The playbooks in this repo allow you to configurably set up, on AWS

• An Aerospike cluster
• Aerospike java benchmarking clients
• The Aerospike Prometheus/Grafana monitoring stack

This includes setup of all the necessary AWS VPC infrastructure.

Install ansible

Install boto - the python wrapper for the AWS SDK. You may run into compatibility problems - python versions / boto versions. I made use of this tweak and am running under a virtualenv. If you set up your own virtualenv and install boto into it you should be OK as I've baked the other things into the settings in this repo

You need your AWS credentials on disk as per https://docs.aws.amazon.com/cli/latest/userguide/cli-configure-files.html. The user you use will need the AmazonEC2FullAccess roles.

The SSH change given in SSH is recommended

A full list of commands to set up on a linux platform is given in linux-commands-for-setup.md

For macOS install see macos-commands-for-setup.md

Once you have done all this

ansible-playbook aws-setup-plus-aerospike-install.yml

will set up an Aerospike cluster on AWS that you can access from your own machine. By default, this will be 3 nodes in 3 separate AZs, c5d.large with the ephemeral disk partitioned 4 ways.

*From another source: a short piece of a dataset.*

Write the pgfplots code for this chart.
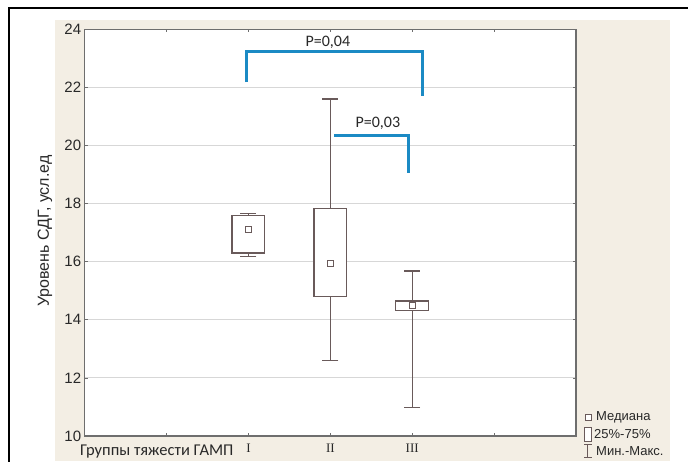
\documentclass[border=0pt]{standalone}
\usepackage{pgfplots}
\pgfplotsset{compat=1.18}
\usepackage{fontspec}
\setmainfont{Liberation Sans}
\newfontfamily\carl{Carlito}
\newfontfamily\serif{Liberation Serif}
\definecolor{bg}{RGB}{243,238,228}
\definecolor{boxc}{RGB}{105,90,90}
\definecolor{brk}{RGB}{27,138,196}
\definecolor{gridc}{RGB}{215,215,215}
\definecolor{axc}{RGB}{110,110,110}
\definecolor{txt}{RGB}{40,40,40}

\begin{document}
\begin{tikzpicture}
\useasboundingbox (0pt,0pt) rectangle (688pt,461pt);
\fill[white] (0pt,0pt) rectangle (688pt,461pt);
\fill[bg] (55pt,0pt) rectangle (670pt,441pt);
\draw[black, line width=1.5pt] (9pt,-2pt) -- (9pt,453pt) -- (690pt,453pt);
\begin{axis}[at={(84.7pt,25pt)}, anchor=south west, width=491.3pt, height=406.7pt, scale only axis,
 xmin=0, xmax=6, ymin=10, ymax=24,
 xtick={1,2,3,4,5}, xticklabels={,I,II,III,},
 ytick={10,12,...,24},
 ymajorgrids, grid style={gridc, line width=1pt},
 axis line style={axc, line width=1.2pt},
 tick style={axc, line width=0.8pt}, major tick length=3pt, tick align=inside,
 axis background/.style={fill=white},
 /pgf/number format/assume math mode=true,
 yticklabel style={font=\fontsize{15}{15}\selectfont, color=txt},
 xticklabel style={font=\serif\fontsize{13}{13}\selectfont, color=txt, yshift=-4pt},
 clip=false,
 ]
% whiskers (min..max) centred on median
\addplot[draw=none, mark=none, error bars/.cd, y dir=both, y explicit,
  error bar style={draw=boxc, line width=1.2pt},
  error mark options={draw=boxc, line width=1.2pt, rotate=90, mark size=8pt}]
  coordinates {(2,17.1) += (0,0.56) -= (0,0.91)
               (3,15.93) += (0,5.67) -= (0,3.34)
               (4,14.5) += (0,1.18) -= (0,3.51)};
% boxes (quartiles)
\addplot[boxc, fill=white, line width=1.2pt] coordinates {(1.8,16.3) (2.2,16.3) (2.2,17.6) (1.8,17.6)} -- cycle;
\addplot[boxc, fill=white, line width=1.2pt] coordinates {(2.8,14.79) (3.2,14.79) (3.2,17.82) (2.8,17.82)} -- cycle;
\addplot[boxc, fill=white, line width=1.2pt] coordinates {(3.8,14.32) (4.2,14.32) (4.2,14.65) (3.8,14.65)} -- cycle;
% medians
\addplot[only marks, mark=square*, mark options={fill=white, draw=boxc, line width=1pt}, mark size=3pt] coordinates {(2,17.1) (3,15.93) (4,14.5)};
% brackets
\addplot[brk, line width=3pt, no marks] coordinates {(1.977,22.18) (1.977,23.24) (4.125,23.24) (4.125,21.7)};
\addplot[brk, line width=3pt, no marks] coordinates {(3.05,20.33) (3.95,20.33) (3.95,19.04)};
\node[font=\carl\fontsize{16}{16}\selectfont, color=txt] at (axis cs:2.97,23.55) {P=0,04};
\node[font=\carl\fontsize{16}{16}\selectfont, color=txt] at (axis cs:3.58,20.76) {P=0,03};
\end{axis}
\node[rotate=90, font=\fontsize{16}{16}\selectfont, color=txt] at (45pt,230pt) {Уровень СДГ, усл.ед};
\node[anchor=west, font=\carl\fontsize{16.5}{16.5}\selectfont, color=txt, inner sep=0pt] at (80pt,9.5pt) {Группы тяжести ГАМП};
% legend
\draw[boxc, line width=0.8pt, fill=white] (585pt,41pt) rectangle (591pt,47pt);
\node[anchor=west, font=\fontsize{13}{13}\selectfont, color=txt, inner sep=0pt] at (596pt,44pt) {Медиана};
\draw[boxc, line width=0.8pt, fill=white] (584pt,20pt) rectangle (591pt,34pt);
\node[anchor=west, font=\fontsize{13}{13}\selectfont, color=txt, inner sep=0pt] at (594pt,27pt) {25\%-75\%};
\draw[boxc, line width=0.8pt] (587.5pt,4pt) -- (587.5pt,17pt) (584pt,4pt) -- (592pt,4pt) (584pt,17pt) -- (592pt,17pt);
\node[anchor=west, font=\fontsize{13}{13}\selectfont, color=txt, inner sep=0pt] at (596pt,10pt) {Мин.-Макс.};
\end{tikzpicture}
\end{document}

ansible-playbook aerospike-java-client-setup.yml

will set up a configured java benchmarking client allowing immediate use (IPs taken care of)

ansible-playbook aerospike-monitoring-setup.yml

will set up the monitoring stack including Prometheus and Grafana. You can then simply access the exposed Grafana endpoint.

A video showing end to end setup of the full Aerospike cluster/client/monitoring stack on a fresh Vagrant instance is available.

The first 10min deal with setting up the pre-requisites (virtualenv/ansible/boto/IAM) with the remainder showing use of the playbooks.

The pre-requisites listed above can be troublesome to install given changes in versions of the various requirements.

To that end, a containerised image containing all the pre-requisites can be built or pulled from DockerHub. See this README for details.

• ansible-playbook aws-setup.yml creates the AWS VPC infrasturcture and the cluster instances
• ansible-playbook install-aerospike.yml just does the Aerospike install (aws-setup-plus-aerospike-install.yml simply calls aws-setup.yml followed by install-aerospike.yml )
• ansible-playbook remove-aerospike.yml will remove the Aerospike install (you can use this + install-aerospike.yml to change your install without having to rebuild the instances)
• aws-teardown.yml removes all AWS hosts and VPC components
• reload-config.yml will upload a new aerospike.conf to all hosts and re-start - useful if iteratively creating a new conf file.

Everything you are likely to want to change can be found in vars/cluster-config.yml

• cluster_identifier - default = aerospike - the prefix used to identify all the AWS assets. By changing this you can run multpile clusters

• cluster_instance_type - default = c5d.large

• cluster_hosts_per_az - default = 1

• partitions_per_device - default = 4 ( nvme volumes will automatically be partitioned for you )

• enterprise - default = false to allow single click setup of Community. If true, a feature key location must be specified ( see below )

• encryption_at_rest - default = false. If true aerospike.conf will be appropriately modified and a key file generated

• tls_enabled - default = false. If true aerospike.conf will be appropriately modified and all certificates appropriately located. Connecting clients will be appropriately configured.

• strong_consistency - default = false. If true aerospike.conf will be appropriately modified. The roster will be automatically set for you, with rack awareness, assuming each subnet constitutes a separate 'rack'

• all_flash - default = false. If true, first partition on each disk, so (1 / partitions_per_device) of the available space, will be allocated for index on device. Both this and partition-tree-sprigs will usually require custom setting. For accurate sizing consult all flash sizing. You can also consult Automated All Flash Setup

• monitoring_enabled - default = false. If true the Aerospike Prometheus agent will be installed, configured and started on the cluster nodes.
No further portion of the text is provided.